The authors even-handedly aver that “there is much to cheer in the neoliberal agenda.” They point to the poverty-fighting effects of increased trade, the job-creating and knowledge-sharing benefits of foreign direct investment, and the service-delivery efficiencies of well-designed privatization initiatives.
The researchers also discern, however, three factors that they see as “disquieting”:
• “The benefits in terms of increased growth seem fairly difficult to establish when looking at a broad group of countries.”
• “The costs in terms of increased inequality are prominent. Such costs epitomize the trade-off between the growth and equity effects of some aspects of the neoliberal agenda.”
• “Increased inequality in turn hurts the level and sustainability of growth. Even if growth is the sole or main purpose of the neoliberal agenda, advocates of that agenda still need to pay attention to the distributional effects.”
These judicious research findings seem well within the mainstream of the current economic-policy debate. Indeed, the IMF’s Research Department, in its reflections on the IMF’s policy advice since the global financial crisis of 2008 and 2009, has explored such questions in many papers.
Thus it seemed surprising to see a forceful editorial in the esteemed Financial Times on May 30, chiding the researchers for even deploying the term “neoliberal” — dubbing their article “a misplaced mea culpa”:
“As an all-purpose insult, ‘neoliberalism’ . . . has become the catch-all criticism of unthinking radicals who lack the skills of empirical argument. The greatest insult of all, however, is that to our intelligence when august international institutions hitch their wagon to these noisy criticisms. This sorry spectacle befell the IMF . . . when it published an article in its flagship magazine questioning its own neoliberal tendencies.”

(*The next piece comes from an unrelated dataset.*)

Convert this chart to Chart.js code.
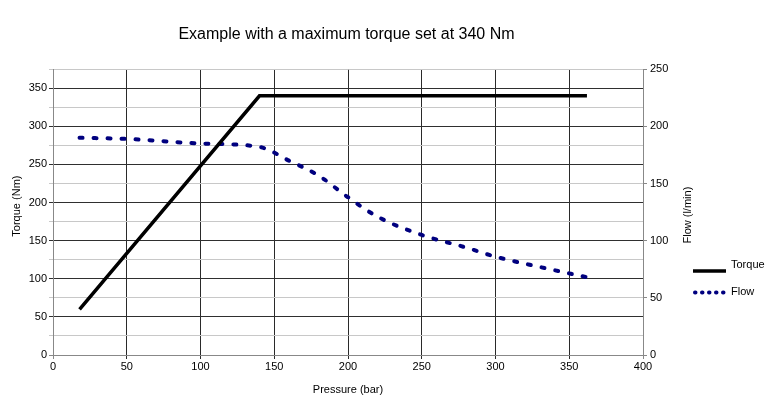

Although it’s always invigorating to see a vivid debate on the opinion pages, the vehemence of the FT’s denunciation seemed (at least to this reader) woefully overheated. The IMF article, after all, explores a legitimate avenue of policy analysis — a line of reasoning that (as an FT news story on May 26 pointed out) has long been an IMF concern. Moreover, scholars worldwide have published many analyses (including many in the FT itself) lamenting one of the factors that the IMF researchers identified: the risk that policymakers may, instinctively, focus excessively on austerity, just at the moment when many fragile economies need breathing room as they emerge from a financial crisis.

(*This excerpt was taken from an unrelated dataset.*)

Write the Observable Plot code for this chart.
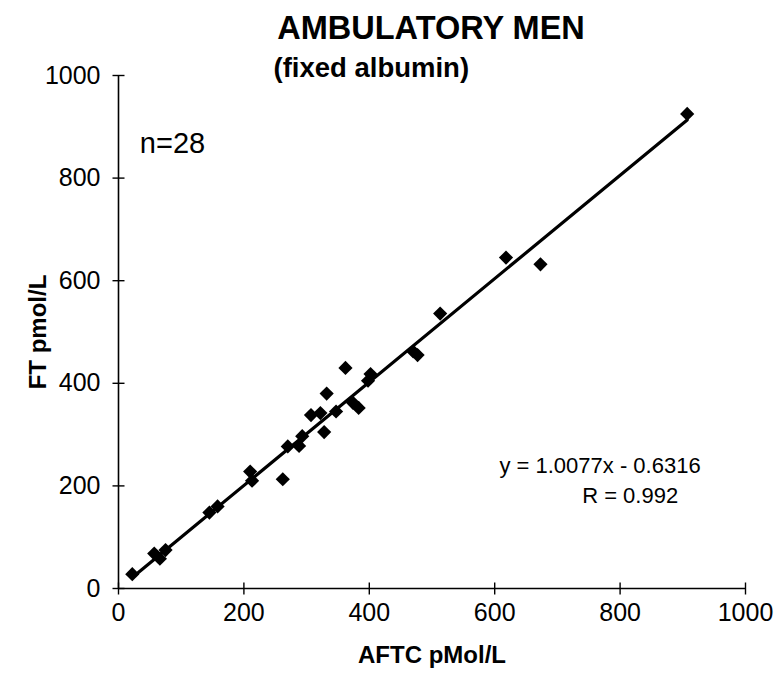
<!DOCTYPE html>
<html>
<head>
<meta charset="utf-8">
<script src="https://cdn.jsdelivr.net/npm/d3@7"></script>
<script src="https://cdn.jsdelivr.net/npm/@observablehq/plot@0.6"></script>
<style>
  html, body { margin: 0; padding: 0; background: #fff; }
  #chart { width: 775px; height: 679px; }
</style>
</head>
<body>
<div id="chart"></div>
<script>
// Ambulatory men, fixed albumin: analogue free testosterone vs free testosterone
const aftc = [22, 57, 66, 75, 145, 158, 210, 213, 262, 270, 288, 293, 307, 322, 328, 332,
              347, 362, 374, 383, 398, 402, 470, 477, 513, 618, 673, 907];
const ft   = [28, 68, 58, 75, 148, 160, 228, 210, 213, 277, 278, 297, 338, 342, 305, 380,
              345, 430, 362, 352, 405, 418, 462, 455, 536, 645, 632, 925];

// Least-squares fit reported on the chart
const slope = 1.0077;
const intercept = -0.6316;
const rValue = 0.992;

const xTicks = [0, 200, 400, 600, 800, 1000];
const yTicks = [0, 200, 400, 600, 800, 1000];

const points = aftc.map((x, i) => ({x, y: ft[i]}));
const xExtent = d3.extent(aftc);
const fitLine = xExtent.map(x => ({x, y: slope * x + intercept}));

const fmt = v => (v < 0 ? " - " : " + ") + Math.abs(v).toFixed(4);
const eqText = `y = ${slope.toFixed(4)}x${fmt(intercept)}`;
const rText = `R = ${rValue}`;

// short tick strokes that straddle the axis lines
const vTick = {draw(ctx) { ctx.moveTo(0, -6); ctx.lineTo(0, 6); }};
const hTick = {draw(ctx) { ctx.moveTo(-6, 0); ctx.lineTo(6, 0); }};

const chart = Plot.plot({
  width: 775,
  height: 679,
  marginLeft: 118,
  marginRight: 30,
  marginTop: 75,
  marginBottom: 91,
  x: {domain: [0, 1000], label: null},
  y: {domain: [0, 1000], label: null},
  style: {fontFamily: "'Liberation Sans', Arial, sans-serif", color: "black", background: "white"},
  marks: [
    Plot.ruleX([0], {stroke: "black", strokeWidth: 1.6}),
    Plot.ruleY([0], {stroke: "black", strokeWidth: 1.6}),
    Plot.dot(xTicks, {x: d => d, y: 0, symbol: vTick, stroke: "black", strokeWidth: 1.4, fill: "none"}),
    Plot.dot(yTicks, {x: 0, y: d => d, symbol: hTick, stroke: "black", strokeWidth: 1.4, fill: "none"}),
    Plot.axisX(xTicks, {tickSize: 0, tickPadding: 15, fontSize: 25, tickFormat: d => String(d), label: null}),
    Plot.axisY(yTicks, {tickSize: 0, tickPadding: 18, fontSize: 25, tickFormat: d => String(d), label: null}),
    Plot.line(fitLine, {x: "x", y: "y", stroke: "black", strokeWidth: 3.2}),
    Plot.dot(points, {x: "x", y: "y", symbol: "diamond2", r: 6.4, fill: "black"}),
    Plot.text(["n=28"], {x: 34, y: 867, text: d => d, textAnchor: "start", fontSize: 29}),
    Plot.text([eqText], {x: 768, y: 238, text: d => d, fontSize: 22}),
    Plot.text([rText], {x: 816, y: 181, text: d => d, fontSize: 22}),
    Plot.text(["AMBULATORY MEN"], {frameAnchor: "top", dx: -1, dy: -47, lineAnchor: "middle",
      text: d => d, fontSize: 32.5, fontWeight: "bold"}),
    Plot.text(["(fixed albumin)"], {frameAnchor: "top-left", dx: 155, dy: -7, lineAnchor: "middle",
      textAnchor: "start", text: d => d, fontSize: 27.5, fontWeight: "bold"}),
    Plot.text(["AFTC pMol/L"], {frameAnchor: "bottom", dy: 67, lineAnchor: "middle",
      text: d => d, fontSize: 24, fontWeight: "bold"}),
    Plot.text(["FT pmol/L"], {x: 0, y: 500, dx: -80, rotate: -90, lineAnchor: "middle",
      text: d => d, fontSize: 24, fontWeight: "bold"})
  ]
});

document.getElementById("chart").append(chart);
</script>
</body>
</html>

Reassuringly, since that brief if intense downpour of criticism, the controversy seems to have ebbed.
Perhaps the initial shock of seeing the word “neoliberalism” featured in an IMF publication has worn off somewhat. Or perhaps critics have had time to consider the analyses that back up the heavily-footnoted article — including a deft quotation from former IMF chief economist Olivier Blanchard, in 2010, about the danger of enforcing excessive austerity policies: “What is needed in many advanced economies is a credible medium-term fiscal consolidation, not a fiscal noose today.”
The criticism may also have been eased by a calming letter to the editor from Prof. Robert H. Wade of the London School of Economics: “You are right that these papers are not the first in the wider intellectual community to query the truth of these and other propositions in the orthodoxy. But by dismissing the paper in question . . , you downplay the significance of the IMF itself allowing some of its staff publicly to question parts of its orthodoxy.”
Summer storms often strike suddenly, and, thankfully, they can also clear up after a quick cloudburst. Let’s hope that the summertime tempest over the IMF article has abated.
In any case, scholars on both sides of 19th Street NW will find it well worthwhile to read the well-researched “Finance & Development” article, which explores some of the policy prescriptions that, if taken to excess (as often occurred during the reign of the Washington Consensus), can enforce draconian austerity policies on struggling economies.
The IMF researchers wisely conclude their analysis with an even-handed call for evidence-based policymaking: Countries’ experience “suggests that no fixed agenda delivers good outcomes for all countries for all times. Policymakers, and institutions like the IMF that advise them, must be guided not by faith, but by evidence of what has worked.” That’s surely a fact-based approach that policymakers, academic economists and editorial writers can all join in applauding.